Following the Spanish Civil War, the Economic Agreement was repealed for Bizkaia and Gipuzkoa as the winning side considered them to be “traitor provinces”.However, the Agreement continued to be in place in Álava and Navarra throughout Franco’s dictatorship.
During the following ten years after the last renovation, from 1926 to 1936, problems occurred continuously between the Deputations and the Ministry of Finance; problems which became more serious during the Second Republic and the process of discussion of the Statute of Autonomy. When the political obstacles were apparently removed, the fiscal ones turned up. In fact, during the summer of 1936 the discussion about the autonomous Treasury and its relation with the Economic Agreement was suspended without a solution. In July, General Franco raised his troops against the Second Republic and a bloody civil war started. The Deputation of Bizkaia continued its work of tax collection while the new Basque Government, organized in the autumn of 1936, was fully concentrated on the field of economic policy.

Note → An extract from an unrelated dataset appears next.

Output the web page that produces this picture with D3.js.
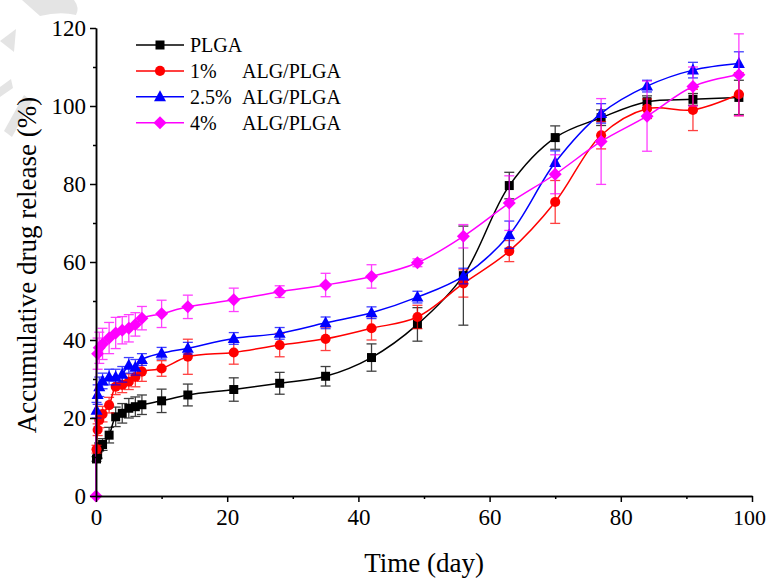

Franco’s troops took over Bilbao on the 19th of July 1937. In a few days (the 23rd of the same month), the Decree, which abolished the Economic Agreement with Bizkaia and Gipuzkoa, nor with Alava nor with Navarre, was published in the Official Gazette. This derogation was not only provoked by a wish of revenge but also because of the fact the Agreement was supposed to be too advantageous for Basque taxpayers. Moreover, it should be noted that the ones who finally won the war had an enormous necessity of income for the battle, so they chose the most immediate way: the abolishment of the Economic Agreement and the mere and forced establishment of the Central Treasury in Bizkaia. This Decree brought several consequences in addition to the loss of the own Treasury. It caused the lack of maintenance of most of the provincial roads, because the competence was conferred to the corresponding Ministry which clearly meant roads were abandoned, the closing down of schools, and the dissolution of the provincial police forces, Miñones and Miqueletes. Although immediately after the war, there were some attempts to restore the Agreement, being much stronger in the seventies, none of them succeeded.
The institutional prejudice or fear of potentially autonomous Treasuries with solid economic resources, in a context of a fully centralised and hierarchical State, as Franco’s dictatorship was, explains to some extend the failure of the different attempts. A few days before Franco died, the setting up of a special Commission for the study of a particular regime for Bizkaia and Gipuzkoa was approved. However, this was not the channel used for the restoration of the Economic Agreement. The political reform process, within the framework of the 1978 Constitution, meant not only the mere derogation of the 1937 Decree but the constitution of the Basque Country into an Autonomous Community.